▶ **GOAL**: What follows is a listing. Return every line of it exactly.

BEGIN MATERIAL TO PROCESS

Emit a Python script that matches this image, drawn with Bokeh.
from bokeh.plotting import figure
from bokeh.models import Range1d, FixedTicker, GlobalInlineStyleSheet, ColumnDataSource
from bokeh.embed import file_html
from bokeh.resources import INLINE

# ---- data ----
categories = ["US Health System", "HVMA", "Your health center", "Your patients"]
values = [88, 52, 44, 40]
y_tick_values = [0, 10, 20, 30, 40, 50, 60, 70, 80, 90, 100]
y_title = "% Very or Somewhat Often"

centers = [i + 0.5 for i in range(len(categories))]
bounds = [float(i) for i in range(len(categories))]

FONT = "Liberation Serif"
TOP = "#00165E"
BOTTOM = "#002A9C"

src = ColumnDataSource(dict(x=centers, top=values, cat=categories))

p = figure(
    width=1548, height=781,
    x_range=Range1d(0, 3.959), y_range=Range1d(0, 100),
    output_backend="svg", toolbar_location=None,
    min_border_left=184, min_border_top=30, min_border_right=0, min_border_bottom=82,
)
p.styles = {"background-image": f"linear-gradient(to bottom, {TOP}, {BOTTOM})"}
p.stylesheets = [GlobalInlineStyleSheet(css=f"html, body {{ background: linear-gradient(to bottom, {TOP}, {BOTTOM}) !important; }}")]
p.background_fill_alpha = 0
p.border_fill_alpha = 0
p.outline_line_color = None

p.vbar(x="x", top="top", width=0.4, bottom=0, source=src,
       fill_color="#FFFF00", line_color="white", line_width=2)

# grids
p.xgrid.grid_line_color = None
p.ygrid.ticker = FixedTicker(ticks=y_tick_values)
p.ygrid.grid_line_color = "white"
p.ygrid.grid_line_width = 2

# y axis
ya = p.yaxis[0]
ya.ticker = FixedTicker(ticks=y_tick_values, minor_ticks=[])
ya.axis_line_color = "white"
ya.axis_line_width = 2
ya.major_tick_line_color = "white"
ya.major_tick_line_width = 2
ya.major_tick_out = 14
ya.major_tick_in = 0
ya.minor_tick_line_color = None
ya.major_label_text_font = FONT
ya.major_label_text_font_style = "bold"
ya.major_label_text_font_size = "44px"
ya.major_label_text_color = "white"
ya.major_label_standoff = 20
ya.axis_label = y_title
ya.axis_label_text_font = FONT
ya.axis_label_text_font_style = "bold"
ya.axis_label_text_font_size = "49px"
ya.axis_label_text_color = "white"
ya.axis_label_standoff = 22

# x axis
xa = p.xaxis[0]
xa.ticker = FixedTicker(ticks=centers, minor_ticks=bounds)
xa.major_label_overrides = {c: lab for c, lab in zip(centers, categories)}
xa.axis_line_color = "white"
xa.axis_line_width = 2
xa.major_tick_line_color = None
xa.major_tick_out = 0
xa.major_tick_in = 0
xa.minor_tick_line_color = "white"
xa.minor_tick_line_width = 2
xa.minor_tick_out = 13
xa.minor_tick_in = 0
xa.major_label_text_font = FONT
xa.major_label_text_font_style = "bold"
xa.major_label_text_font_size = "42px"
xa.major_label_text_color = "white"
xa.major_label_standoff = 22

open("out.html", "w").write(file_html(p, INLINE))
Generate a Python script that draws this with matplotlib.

END MATERIAL TO PROCESS

▶ **FULL ANSWER**:
Emit a Python script that matches this image, drawn with Bokeh.
from bokeh.plotting import figure
from bokeh.models import Range1d, FixedTicker, GlobalInlineStyleSheet, ColumnDataSource
from bokeh.embed import file_html
from bokeh.resources import INLINE

# ---- data ----
categories = ["US Health System", "HVMA", "Your health center", "Your patients"]
values = [88, 52, 44, 40]
y_tick_values = [0, 10, 20, 30, 40, 50, 60, 70, 80, 90, 100]
y_title = "% Very or Somewhat Often"

centers = [i + 0.5 for i in range(len(categories))]
bounds = [float(i) for i in range(len(categories))]

FONT = "Liberation Serif"
TOP = "#00165E"
BOTTOM = "#002A9C"

src = ColumnDataSource(dict(x=centers, top=values, cat=categories))

p = figure(
    width=1548, height=781,
    x_range=Range1d(0, 3.959), y_range=Range1d(0, 100),
    output_backend="svg", toolbar_location=None,
    min_border_left=184, min_border_top=30, min_border_right=0, min_border_bottom=82,
)
p.styles = {"background-image": f"linear-gradient(to bottom, {TOP}, {BOTTOM})"}
p.stylesheets = [GlobalInlineStyleSheet(css=f"html, body {{ background: linear-gradient(to bottom, {TOP}, {BOTTOM}) !important; }}")]
p.background_fill_alpha = 0
p.border_fill_alpha = 0
p.outline_line_color = None

p.vbar(x="x", top="top", width=0.4, bottom=0, source=src,
       fill_color="#FFFF00", line_color="white", line_width=2)

# grids
p.xgrid.grid_line_color = None
p.ygrid.ticker = FixedTicker(ticks=y_tick_values)
p.ygrid.grid_line_color = "white"
p.ygrid.grid_line_width = 2

# y axis
ya = p.yaxis[0]
ya.ticker = FixedTicker(ticks=y_tick_values, minor_ticks=[])
ya.axis_line_color = "white"
ya.axis_line_width = 2
ya.major_tick_line_color = "white"
ya.major_tick_line_width = 2
ya.major_tick_out = 14
ya.major_tick_in = 0
ya.minor_tick_line_color = None
ya.major_label_text_font = FONT
ya.major_label_text_font_style = "bold"
ya.major_label_text_font_size = "44px"
ya.major_label_text_color = "white"
ya.major_label_standoff = 20
ya.axis_label = y_title
ya.axis_label_text_font = FONT
ya.axis_label_text_font_style = "bold"
ya.axis_label_text_font_size = "49px"
ya.axis_label_text_color = "white"
ya.axis_label_standoff = 22

# x axis
xa = p.xaxis[0]
xa.ticker = FixedTicker(ticks=centers, minor_ticks=bounds)
xa.major_label_overrides = {c: lab for c, lab in zip(centers, categories)}
xa.axis_line_color = "white"
xa.axis_line_width = 2
xa.major_tick_line_color = None
xa.major_tick_out = 0
xa.major_tick_in = 0
xa.minor_tick_line_color = "white"
xa.minor_tick_line_width = 2
xa.minor_tick_out = 13
xa.minor_tick_in = 0
xa.major_label_text_font = FONT
xa.major_label_text_font_style = "bold"
xa.major_label_text_font_size = "42px"
xa.major_label_text_color = "white"
xa.major_label_standoff = 22

open("out.html", "w").write(file_html(p, INLINE))
Generate a Python script that draws this with matplotlib.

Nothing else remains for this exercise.